Nobunaga is back from the great beyond! And he’s as foolish as ever.
Naru: …Unsuccessful joke aside, this was the first time that I’ve tried out an anime with historical figure Nobunaga as a character, which I’ve noticed has become some sort of trend in the anime industry (and also video game industry) for a reason I ignore.
Instead of following the adventures of a moe Nobunaga in the Sengoku era like the last adaptation I have heard of, this time we’ll be following a hot-headed and impulsive daimyo (lord)– and this is not far off from how the real Nobunaga was – who seemingly enjoys putting him and his two trusty comrades in dangerous situations.
However compared to other Nobunaga anime, in Nobunaga the Fool European historical figures join in such as Da Vinci and the girl which quirked people’s curiosity to try out this anime, Jeanne Kaguya d’Arc.
Freaking Jeanne Kaguya d’Arc. I’m offended as a French person
Yeah. I don’t know what they were going for.
I admit that the reason why I went and viewed Nobunaga the Fool was mainly to take a peek at how they adapted the female warrior who had led troupes of men into battle to push the English away from France in the Middle Ages. Before watching, I was hoping that Jeanne would be a kick-arse and impressive character, but the first impression I got from her after finishing the episode was…not bad, but not good either. Not of what she’s done, since nothing memorable happened in the first episode, but the personality she was given. She was shown as fragile, uncertain, and that wasn’t what I wanted to see from her. Especially in an anime where she might be the only relevant female character.
I can’t say the same from Nobunaga and his friends (like the one guy who suspiciously looks like Yamato from Sukitte ii na yo) since I sadly don’t know much about his real self apart from what I’ve learned in Japanese history class, but then again, I didn’t have any expectations regarding him and the others.
Regarding the story, we’ve learned so far that there are two planets: one called the Planet of the West, which I believe is highly inspired by Europe back when there were kings and queens, and the Planet of the East, where we have Nobunaga with dragons and robots fighting against other daimyos for territories.
In the Planet of the West, demon-possessed Jeanne Kaguya d’Arc (will we ever learn why she is also called Kaguya) can not only can hear voices, but also has visions of a Messiah who will one day save the planets and restore peace. Kudos to whoever guesses right about the Messiah And with the help of Da Vinci, she travels to the Planet of the East to find said Messiah and help him in his mission.
For such a crazy plot, the first episode of Nobunaga the Fool was rather difficult to understand (or hard to get over the fact that there were dragons and robots) and as I have mentioned earlier, and nothing note-worthy happened until the very end.

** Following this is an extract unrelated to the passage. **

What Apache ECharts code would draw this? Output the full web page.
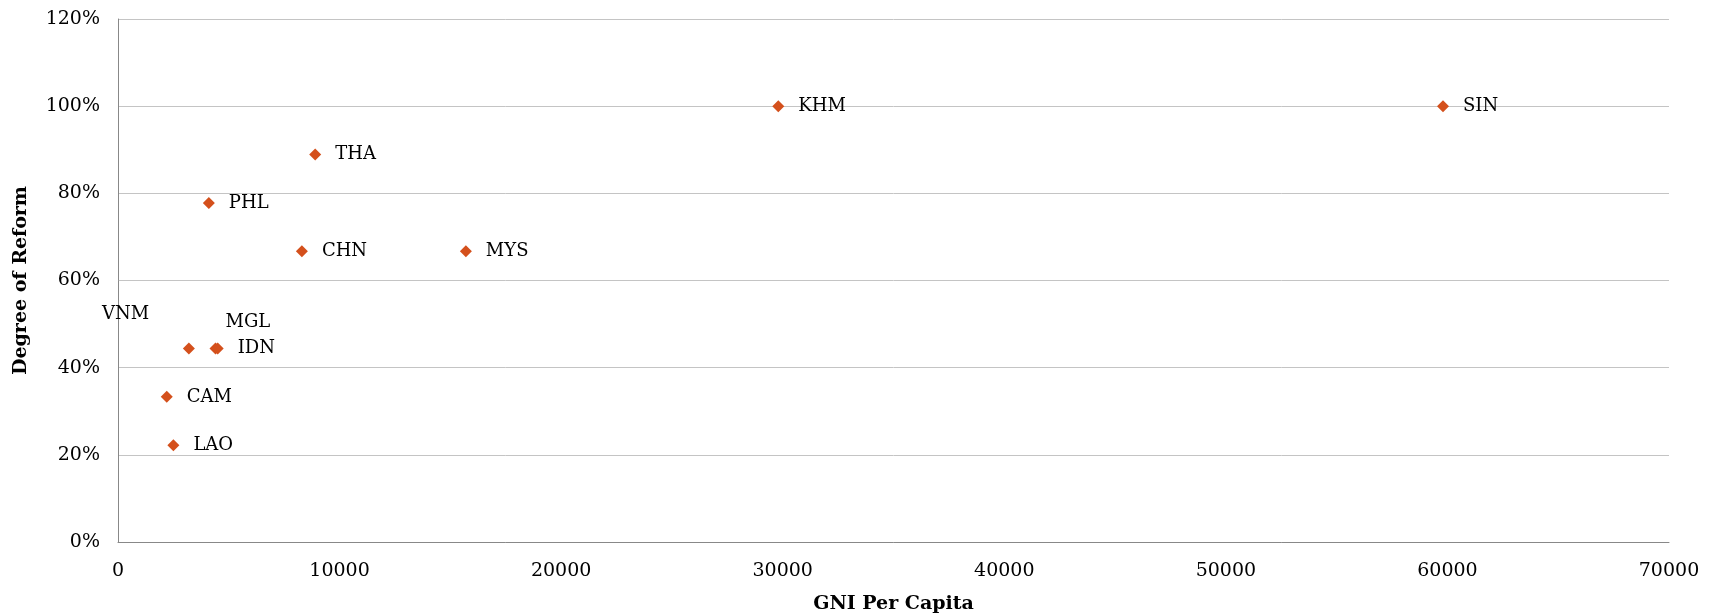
<!DOCTYPE html>
<html>
<head>
<meta charset="utf-8">
<script src="https://cdn.jsdelivr.net/npm/echarts@6/dist/echarts.min.js"></script>
<style>
html,body{margin:0;padding:0;background:#fff;}
#chart{width:1713px;height:616px;}
</style>
</head>
<body>
<div id="chart"></div>
<script>
// Data
const countries = ['KHM', 'SIN', 'THA', 'PHL', 'CHN', 'MYS', 'VNM', 'MGL', 'IDN', 'CAM', 'LAO'];
const gniPerCapita = [29800, 59800, 8900, 4100, 8300, 15700, 3200, 4400, 4500, 2200, 2500];
const reformDegree = [1.0, 1.0, 0.889, 0.778, 0.667, 0.667, 0.444, 0.444, 0.444, 0.333, 0.222];
const yTicks = [0, 0.2, 0.4, 0.6, 0.8, 1.0, 1.2];
const xTicks = [0, 10000, 20000, 30000, 40000, 50000, 60000, 70000];

// Manually moved labels (style only)
const labelShifts = { VNM: [-107, -34], MGL: [-10, -26] };

const FONT = 'DejaVu Serif';
const points = countries.map((c, i) => ({ name: c, value: [gniPerCapita[i], reformDegree[i]] }));

const chart = echarts.init(document.getElementById('chart'));
chart.setOption({
  animation: false,
  grid: { left: 118, right: 44, top: 19, bottom: 74, containLabel: false, outerBoundsMode: 'none' },
  xAxis: {
    type: 'value',
    min: xTicks[0], max: xTicks[xTicks.length - 1], interval: 10000,
    name: 'GNI Per Capita', nameLocation: 'middle', nameGap: 53,
    nameTextStyle: { fontFamily: FONT, fontWeight: 'bold', fontSize: 19, color: '#000' },
    axisLine: { show: true, lineStyle: { color: '#888', width: 1 } },
    axisTick: { show: false },
    splitLine: { show: false },
    axisLabel: { fontFamily: FONT, fontSize: 19, color: '#000', margin: 20,
      formatter: v => String(v) }
  },
  yAxis: {
    type: 'value',
    min: yTicks[0], max: yTicks[yTicks.length - 1], interval: 0.2,
    name: 'Degree of Reform', nameLocation: 'middle', nameGap: 87, nameRotate: 90,
    nameTextStyle: { fontFamily: FONT, fontWeight: 'bold', fontSize: 19, color: '#000' },
    axisLine: { show: true, lineStyle: { color: '#888', width: 1 } },
    axisTick: { show: false },
    splitLine: { show: true, lineStyle: { color: '#c4c4c4', width: 1 } },
    axisLabel: { fontFamily: FONT, fontSize: 19, color: '#000', margin: 18,
      formatter: v => Math.round(v * 100) + '%' }
  },
  series: [{
    type: 'scatter',
    symbol: 'diamond',
    symbolSize: 12,
    itemStyle: { color: '#D4501C', opacity: 1 },
    data: points,
    label: {
      show: true, position: 'right', distance: 14,
      formatter: p => p.name,
      fontFamily: FONT, fontSize: 18, color: '#000'
    },
    labelLayout: function (params) {
      const s = labelShifts[countries[params.dataIndex]];
      return s ? { dx: s[0], dy: s[1], hideOverlap: false } : { hideOverlap: false };
    }
  }]
});
</script>
</body>
</html>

For the moment, I’m not sure if I’ll be interested enough to see more of the hot mess this anime might turn out to be. Guess I’ll have until next week to make up my mind.
AnimeEmily: Truth be told, the first time I watched the episode, I wasn’t really impressed and was prepared to write the show off and move on. However, the more I thought about it and after watching most of the episode again, D-Frag! kind of grew on me. It’s not a great comedy, but it managed to keep me amused with a cast that was surprisingly fun to watch.
The story, as many of these comedies do, centers around a guy getting roped into joining a club of eccentrics and running around doing silly stuff with them. For this particular comedy, Kenji Kazama is forced to join the Game Creation club by its oddball members, Chitose, Sakura, Minami and Roka. Over the course of the episode, Kenji, who easily fits in among his future friends, finds the members aren’t as bad as he initially thought and that he doesn’t mind being a part of the club.
Admittedly, the moments that I enjoyed the most in the episode where those that played on the characters’ eccentricities the most. The girls’ “elemental” powers were surprisingly funny, especially Roka’s moe/darkness element. I also liked the skit near the end of the episode since Aturo was so weird and the “conflict” itself was ridiculous. As a lead, Kenji was pretty fun and he really grew on me over the course of the episode. As for the girls, they were entertaining enough, with Roka being my favorite thus far, although I suspect the majority will turn out to be relatively fun characters in their own ways. The only ones I didn’t care two much for are Kenji’s friends (minus Aturo) and I wouldn’t be too heartbroken if they showed up less.
On the animation side of things, D-Frag! looks okay. The worst part of it is probably the CGI which sticks out like an ugly sore thumb. The character designs are alright, although they move a bit awkwardly at times. Sound-wise, most of it was relatively forgettable.
All things considered, D-Frag!‘s first episode actually wasn’t too bad. In a way, it kind of reminds me of Cuticle Detective Inaba which I sort of liked back when it aired. Though I”ll be giving it at least another couple of episodes for the eccentric characters alone, I can’t quite recommend it to others. I suppose if you’re curious about the show, check out it, but other than that, I can’t really say it’s a must watch.